The Ottomans: Europe's Muslim Emperors, BBC Two

© BBC /photo: Mike Jackson

THE OTTOMANS: EUROPE'S MUSLIM EMPERORS, BBC TWO A fascinating documentary series examining the history of the former Turkish empire

School kids today could probably tell you a thing or two about mummies in ancient Egypt, Romans and how they built straight roads and aqueducts, and possibly, at a stretch, even a few things about the British Empire. But the Ottoman Empire? Name me a sultan. Give me the year the Turks conquered Constantinople, or the year they took control of Islam’s third holiest site – Jerusalem?  The Ottomans: Europe’s Muslim Emperors began by asking why the story of the world’s last Islamic empire, which ruled across three continents and was presided over by just one family over its 600-year existence, has vanished from the history of Western Europe.  

Could one reason be that the Turks themselves have done much to forget their Ottoman past? A Westernised secular republic since 1923, they spent the first half of the 20th century trying to redress their reputation as the “sick man of Europe”, and the other attempting to join the EU. For the past decade they’ve had a moderate Islamic government, and only now, suggests Rageh Omaar in this intelligent and utterly fascinating three-part series on the rise and fall of the Ottoman Empire, have Turks allowed themselves to look further back than the founding of the modern Turkish state. A popular television drama set during the golden age of the Ottomans is currently holding audiences riveted, perhaps allowing them to forget the current political tensions under Prime Minister Erdoğan and escape into a gloriously romanticised past. And perhaps they’re as seduced by the exoticism of the harems of Topkapi Palace as 19th-century Orientalists in the west once were.

Enslaved and made to convert to Islam they were taken to the sultan’s harem as concubines to produce his heirs

Omaar likened the Ottoman Empire at its height to that of Rome in its vast reach and power. And it was at least as splendid in its riches, revitalising the Byzantine centre of the crumbling Christian empire when it seized Constantinople in 1453. The conquest itself was an astonishing feat of ingenuity involving sheer might and manpower. It ended 1000 years of Christian rule in just 54 days – we learnt that Mehmet II had his men lift their boats out of the waters of the Bosphorus and carry them on planks to the walls of the city. (Pictured below: Portrait of Sultan Mehmet II, 1480, attributed to Gentile Bellini; National Gallery, London.)

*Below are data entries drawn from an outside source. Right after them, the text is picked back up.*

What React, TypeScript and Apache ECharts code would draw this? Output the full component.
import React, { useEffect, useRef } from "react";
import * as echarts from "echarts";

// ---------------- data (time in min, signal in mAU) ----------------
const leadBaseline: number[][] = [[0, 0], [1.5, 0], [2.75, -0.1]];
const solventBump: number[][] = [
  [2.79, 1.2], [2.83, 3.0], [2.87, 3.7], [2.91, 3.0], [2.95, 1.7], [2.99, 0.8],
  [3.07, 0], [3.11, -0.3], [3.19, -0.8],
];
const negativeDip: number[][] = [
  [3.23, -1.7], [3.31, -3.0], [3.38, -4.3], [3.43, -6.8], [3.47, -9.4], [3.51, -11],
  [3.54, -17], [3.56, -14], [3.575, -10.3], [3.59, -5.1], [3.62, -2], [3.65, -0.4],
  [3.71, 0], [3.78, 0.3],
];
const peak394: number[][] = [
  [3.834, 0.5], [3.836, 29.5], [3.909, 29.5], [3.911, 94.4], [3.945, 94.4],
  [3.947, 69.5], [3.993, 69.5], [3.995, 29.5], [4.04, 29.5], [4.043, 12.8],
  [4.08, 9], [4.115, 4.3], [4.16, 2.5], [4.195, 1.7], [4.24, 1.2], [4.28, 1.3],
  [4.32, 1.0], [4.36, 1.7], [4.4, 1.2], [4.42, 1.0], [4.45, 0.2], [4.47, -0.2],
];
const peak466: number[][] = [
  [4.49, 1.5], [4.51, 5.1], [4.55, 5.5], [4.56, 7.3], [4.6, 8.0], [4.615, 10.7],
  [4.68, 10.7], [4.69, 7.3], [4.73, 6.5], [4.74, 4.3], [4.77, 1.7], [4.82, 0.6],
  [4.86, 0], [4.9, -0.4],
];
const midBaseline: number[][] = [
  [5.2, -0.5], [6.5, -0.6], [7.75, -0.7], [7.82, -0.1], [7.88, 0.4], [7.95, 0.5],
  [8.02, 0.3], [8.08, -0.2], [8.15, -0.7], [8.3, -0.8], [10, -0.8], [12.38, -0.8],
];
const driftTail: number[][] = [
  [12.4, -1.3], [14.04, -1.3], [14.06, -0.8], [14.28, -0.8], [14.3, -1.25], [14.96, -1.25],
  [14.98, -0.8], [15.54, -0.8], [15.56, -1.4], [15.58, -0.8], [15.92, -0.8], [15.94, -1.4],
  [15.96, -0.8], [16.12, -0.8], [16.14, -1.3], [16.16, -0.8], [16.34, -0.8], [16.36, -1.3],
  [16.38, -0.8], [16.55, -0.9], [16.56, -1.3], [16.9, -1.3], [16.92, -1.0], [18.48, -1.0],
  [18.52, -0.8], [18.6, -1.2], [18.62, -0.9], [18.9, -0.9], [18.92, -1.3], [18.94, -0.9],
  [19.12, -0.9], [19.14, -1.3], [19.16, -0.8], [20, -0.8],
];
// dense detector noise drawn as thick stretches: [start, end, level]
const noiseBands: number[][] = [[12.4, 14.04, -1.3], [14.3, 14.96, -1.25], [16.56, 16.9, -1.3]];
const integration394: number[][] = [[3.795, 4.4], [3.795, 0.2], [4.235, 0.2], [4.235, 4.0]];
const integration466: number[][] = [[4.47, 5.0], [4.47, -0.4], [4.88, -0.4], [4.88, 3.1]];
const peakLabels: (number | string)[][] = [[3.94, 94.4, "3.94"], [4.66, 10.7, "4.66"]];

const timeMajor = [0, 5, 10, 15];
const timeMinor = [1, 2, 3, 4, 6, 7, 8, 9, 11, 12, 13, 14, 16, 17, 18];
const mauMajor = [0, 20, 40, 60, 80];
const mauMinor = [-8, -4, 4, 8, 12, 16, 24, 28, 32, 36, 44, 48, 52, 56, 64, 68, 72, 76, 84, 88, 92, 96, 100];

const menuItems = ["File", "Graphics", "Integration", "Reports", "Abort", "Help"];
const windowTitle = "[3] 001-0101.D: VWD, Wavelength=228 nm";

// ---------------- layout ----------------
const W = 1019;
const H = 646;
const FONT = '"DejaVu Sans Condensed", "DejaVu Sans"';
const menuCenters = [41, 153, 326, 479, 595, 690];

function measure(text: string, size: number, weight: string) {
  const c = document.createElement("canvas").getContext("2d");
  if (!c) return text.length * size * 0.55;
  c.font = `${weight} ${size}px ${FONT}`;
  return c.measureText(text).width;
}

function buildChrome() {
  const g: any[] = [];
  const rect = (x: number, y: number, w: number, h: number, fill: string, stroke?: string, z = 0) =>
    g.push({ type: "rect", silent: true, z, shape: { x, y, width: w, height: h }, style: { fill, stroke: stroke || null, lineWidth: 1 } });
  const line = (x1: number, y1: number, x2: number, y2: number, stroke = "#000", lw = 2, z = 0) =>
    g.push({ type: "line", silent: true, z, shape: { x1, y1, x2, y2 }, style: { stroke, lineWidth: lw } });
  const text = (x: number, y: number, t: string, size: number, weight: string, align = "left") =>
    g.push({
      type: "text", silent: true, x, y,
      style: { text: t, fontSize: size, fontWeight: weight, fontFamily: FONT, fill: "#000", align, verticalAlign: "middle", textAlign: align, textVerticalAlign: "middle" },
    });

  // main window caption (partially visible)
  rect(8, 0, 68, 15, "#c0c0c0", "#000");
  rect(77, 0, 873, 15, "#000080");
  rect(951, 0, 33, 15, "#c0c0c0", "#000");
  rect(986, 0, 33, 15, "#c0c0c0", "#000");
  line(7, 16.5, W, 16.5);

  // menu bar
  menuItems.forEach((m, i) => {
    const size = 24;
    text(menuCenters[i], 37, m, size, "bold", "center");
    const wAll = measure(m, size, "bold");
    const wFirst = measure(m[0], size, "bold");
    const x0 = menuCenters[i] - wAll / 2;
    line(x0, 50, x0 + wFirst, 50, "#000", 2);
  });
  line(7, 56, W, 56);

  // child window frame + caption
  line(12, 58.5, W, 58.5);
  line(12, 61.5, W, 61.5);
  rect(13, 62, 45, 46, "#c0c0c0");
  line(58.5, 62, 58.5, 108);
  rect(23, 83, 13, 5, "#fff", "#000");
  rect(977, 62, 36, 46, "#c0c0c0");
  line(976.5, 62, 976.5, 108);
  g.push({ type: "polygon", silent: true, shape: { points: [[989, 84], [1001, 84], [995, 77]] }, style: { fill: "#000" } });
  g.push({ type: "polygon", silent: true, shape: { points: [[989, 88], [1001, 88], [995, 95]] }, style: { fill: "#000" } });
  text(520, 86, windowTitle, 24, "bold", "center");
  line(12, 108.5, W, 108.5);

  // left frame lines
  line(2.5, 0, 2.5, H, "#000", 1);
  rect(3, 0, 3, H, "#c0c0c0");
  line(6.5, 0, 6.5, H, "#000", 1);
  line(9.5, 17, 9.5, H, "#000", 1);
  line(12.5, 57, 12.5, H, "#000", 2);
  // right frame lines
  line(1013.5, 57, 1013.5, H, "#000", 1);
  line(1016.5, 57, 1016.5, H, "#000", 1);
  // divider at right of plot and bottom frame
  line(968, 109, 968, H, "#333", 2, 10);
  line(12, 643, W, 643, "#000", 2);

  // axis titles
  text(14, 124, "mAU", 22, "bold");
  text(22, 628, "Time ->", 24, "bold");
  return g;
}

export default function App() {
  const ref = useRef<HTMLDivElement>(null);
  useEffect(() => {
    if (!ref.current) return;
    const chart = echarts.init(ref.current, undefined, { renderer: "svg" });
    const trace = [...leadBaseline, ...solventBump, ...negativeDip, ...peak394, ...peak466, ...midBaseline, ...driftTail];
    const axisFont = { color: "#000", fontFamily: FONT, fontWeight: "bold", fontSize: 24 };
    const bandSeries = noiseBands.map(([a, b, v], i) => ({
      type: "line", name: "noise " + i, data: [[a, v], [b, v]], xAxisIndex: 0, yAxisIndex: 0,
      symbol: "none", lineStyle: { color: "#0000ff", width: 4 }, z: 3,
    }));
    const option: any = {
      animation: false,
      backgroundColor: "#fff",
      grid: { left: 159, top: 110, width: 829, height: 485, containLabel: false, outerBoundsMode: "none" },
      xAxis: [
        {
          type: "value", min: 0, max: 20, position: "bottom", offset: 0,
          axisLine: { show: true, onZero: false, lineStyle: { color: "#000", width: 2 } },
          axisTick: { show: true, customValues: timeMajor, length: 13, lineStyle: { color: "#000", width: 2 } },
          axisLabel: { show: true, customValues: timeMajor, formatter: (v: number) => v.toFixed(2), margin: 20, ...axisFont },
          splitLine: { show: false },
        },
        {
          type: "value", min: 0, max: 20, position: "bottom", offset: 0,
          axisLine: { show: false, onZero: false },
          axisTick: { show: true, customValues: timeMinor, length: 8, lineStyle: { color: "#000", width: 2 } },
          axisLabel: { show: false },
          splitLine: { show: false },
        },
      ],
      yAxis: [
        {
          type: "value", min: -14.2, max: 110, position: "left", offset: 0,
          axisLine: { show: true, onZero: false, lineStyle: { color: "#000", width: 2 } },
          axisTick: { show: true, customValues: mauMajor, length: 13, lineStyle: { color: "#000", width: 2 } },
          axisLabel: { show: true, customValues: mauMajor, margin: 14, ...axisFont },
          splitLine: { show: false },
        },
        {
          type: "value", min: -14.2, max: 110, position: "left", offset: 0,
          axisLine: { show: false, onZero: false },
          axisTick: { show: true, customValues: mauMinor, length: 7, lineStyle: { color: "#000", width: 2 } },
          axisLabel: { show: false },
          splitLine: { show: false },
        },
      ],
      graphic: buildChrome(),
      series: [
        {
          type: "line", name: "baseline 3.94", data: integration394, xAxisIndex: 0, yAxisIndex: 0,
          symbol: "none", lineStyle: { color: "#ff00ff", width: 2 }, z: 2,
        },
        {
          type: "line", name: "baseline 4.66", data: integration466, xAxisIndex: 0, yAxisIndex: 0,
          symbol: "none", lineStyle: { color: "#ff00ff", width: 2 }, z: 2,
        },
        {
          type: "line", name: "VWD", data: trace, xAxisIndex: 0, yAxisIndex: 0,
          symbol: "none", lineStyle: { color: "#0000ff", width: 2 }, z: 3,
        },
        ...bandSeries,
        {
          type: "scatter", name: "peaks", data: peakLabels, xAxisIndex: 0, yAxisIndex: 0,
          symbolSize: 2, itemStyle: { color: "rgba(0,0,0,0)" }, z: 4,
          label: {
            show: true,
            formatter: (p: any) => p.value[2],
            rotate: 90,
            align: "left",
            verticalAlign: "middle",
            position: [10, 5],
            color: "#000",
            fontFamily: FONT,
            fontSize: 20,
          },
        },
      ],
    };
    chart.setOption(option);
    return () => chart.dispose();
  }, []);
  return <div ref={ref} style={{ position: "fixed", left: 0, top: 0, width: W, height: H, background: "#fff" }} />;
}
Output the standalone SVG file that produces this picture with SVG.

To help rebuild the city (the names Konstantinye and Islambol, the latter to denote the Islamisation of the city, were in fact used interchangeably in official documents throughout the Ottoman years), there was a system of favourable taxes and financial inducements. However, the new empire didn’t shy away from strong-arm tactics: groups of craftsmen from the provinces were forced by edict and threat to move to the city and apply their skills where they were needed most. And there was little concern for either religious or ethnic difference, for the success of the empire came first: Jews and Christians were not barred from setting up businesses, although Jews still had to pay higher taxes in order to do so. But compared to Christian Europe it certainly treated its Jewish minorities with more tolerance, and they could and did rise to positions of political influence within the Sultanate, although these latter achievements weren't greatly explored in the programme. The practice of devşirme, however, was. 

This was the practice whereby boys were taken from Christian families (though never two boys from the same family and never if there was just one boy), made to convert to Islam and prepared for a life in the service of the state. Though the practice was inevitably locally resented, it was also acknowledged that many families actually welcomed it, since the boys had every opportunity to rise to positions of great military or political power, even to that of grand vizier, the highest minister of state with absolute power of attorney. One academic even produced the astonishing fact that out of a total of 45 grand viziers of the 600-year existence of the empire, only three or four of them were ethnically Turkish.

What happened to many Christian girls was rather more predictable. Enslaved and made to convert to Islam (though one such slave did, unusually, end up marrying her master, Suleiman the Magnificent), they were taken to the sultan’s harem as concubines to produce his heirs. This was politically strategic, since the concubines were rootless and isolated and this minimised the risk of in-laws manoeuvring for power.

The programme was full of fascinating facts and was utterly compelling. We were reminded by one academic (there was an array of expert talking heads) that if you don’t understand the Ottomans then you can’t begin to understand the modern transformations of the Balkans and the Middle East; and without slowing the pace of the riveting main story these connections were made throughout. One small quibble was the use of blasts of bombastic music to ratchet up tension (why can’t documentary-makers show some acoustic restraint? It would be far more effective), but this is a series that will do much to educate and enlighten.